* Start Provided information *

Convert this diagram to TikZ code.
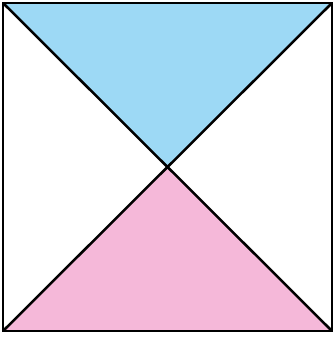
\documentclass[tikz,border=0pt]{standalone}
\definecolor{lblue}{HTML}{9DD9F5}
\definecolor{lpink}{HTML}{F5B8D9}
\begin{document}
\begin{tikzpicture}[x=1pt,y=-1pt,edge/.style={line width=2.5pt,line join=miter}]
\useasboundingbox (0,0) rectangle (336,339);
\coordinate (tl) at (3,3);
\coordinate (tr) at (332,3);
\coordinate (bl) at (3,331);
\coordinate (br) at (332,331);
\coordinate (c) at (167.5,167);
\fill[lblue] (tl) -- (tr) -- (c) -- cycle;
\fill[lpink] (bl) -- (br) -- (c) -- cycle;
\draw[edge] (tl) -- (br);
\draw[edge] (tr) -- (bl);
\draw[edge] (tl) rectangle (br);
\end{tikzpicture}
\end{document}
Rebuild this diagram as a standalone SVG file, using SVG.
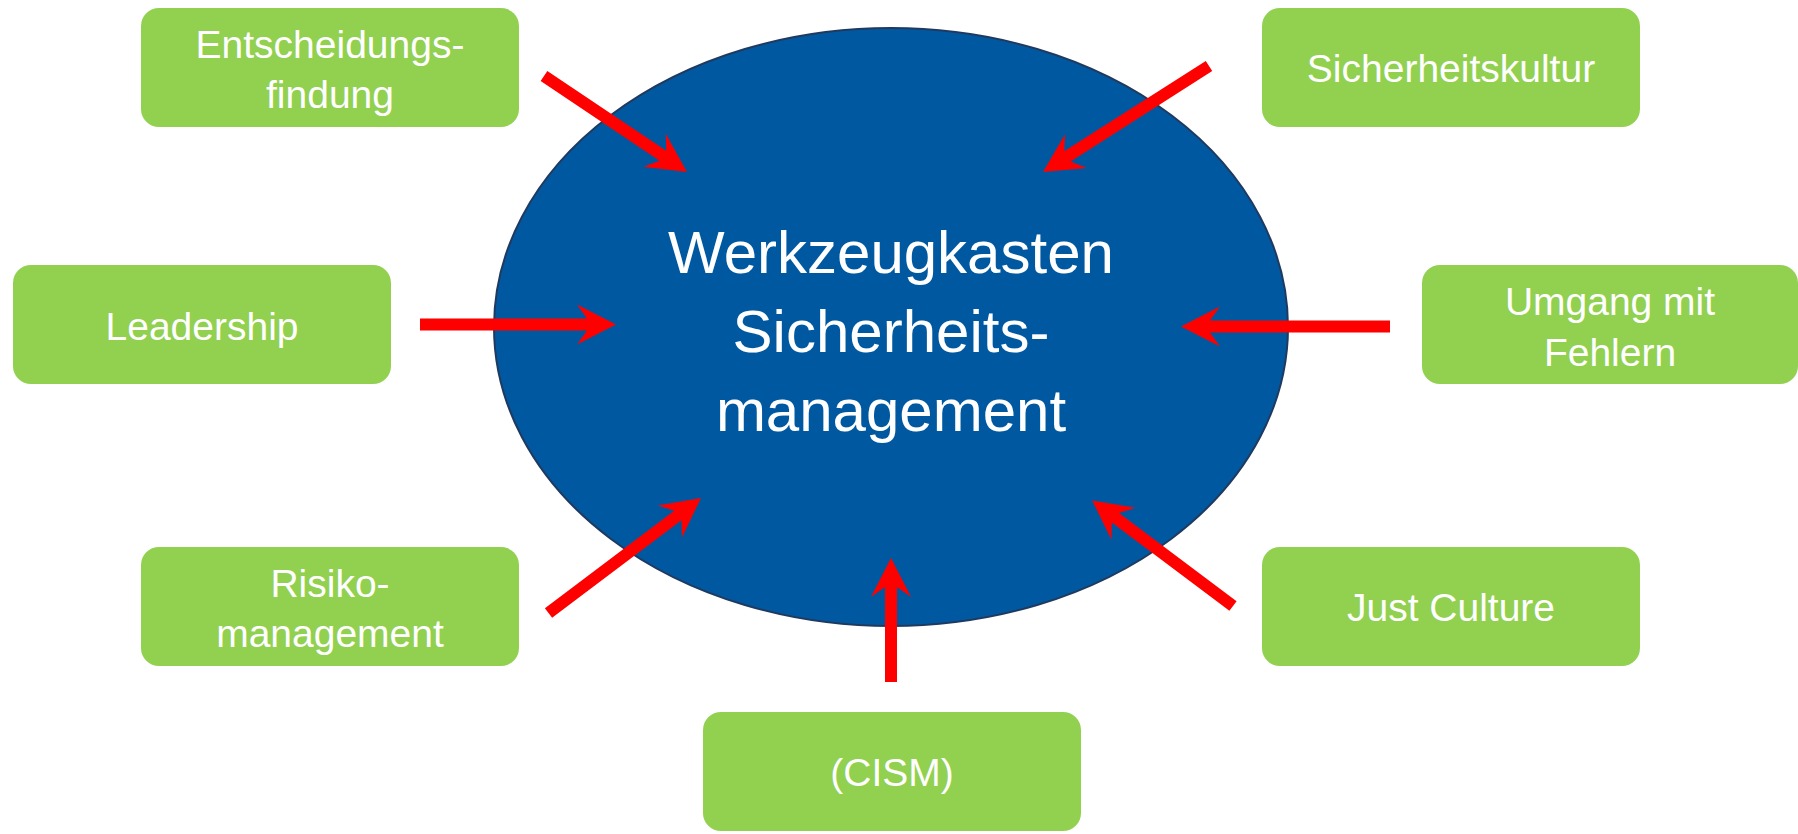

* End Provided information *

Restate each entry word for word, please, but drop any images it holds.

Convert this diagram to TikZ code.
\documentclass[tikz,border=0pt]{standalone}
\definecolor{lblue}{HTML}{9DD9F5}
\definecolor{lpink}{HTML}{F5B8D9}
\begin{document}
\begin{tikzpicture}[x=1pt,y=-1pt,edge/.style={line width=2.5pt,line join=miter}]
\useasboundingbox (0,0) rectangle (336,339);
\coordinate (tl) at (3,3);
\coordinate (tr) at (332,3);
\coordinate (bl) at (3,331);
\coordinate (br) at (332,331);
\coordinate (c) at (167.5,167);
\fill[lblue] (tl) -- (tr) -- (c) -- cycle;
\fill[lpink] (bl) -- (br) -- (c) -- cycle;
\draw[edge] (tl) -- (br);
\draw[edge] (tr) -- (bl);
\draw[edge] (tl) rectangle (br);
\end{tikzpicture}
\end{document}
Rebuild this diagram as a standalone SVG file, using SVG.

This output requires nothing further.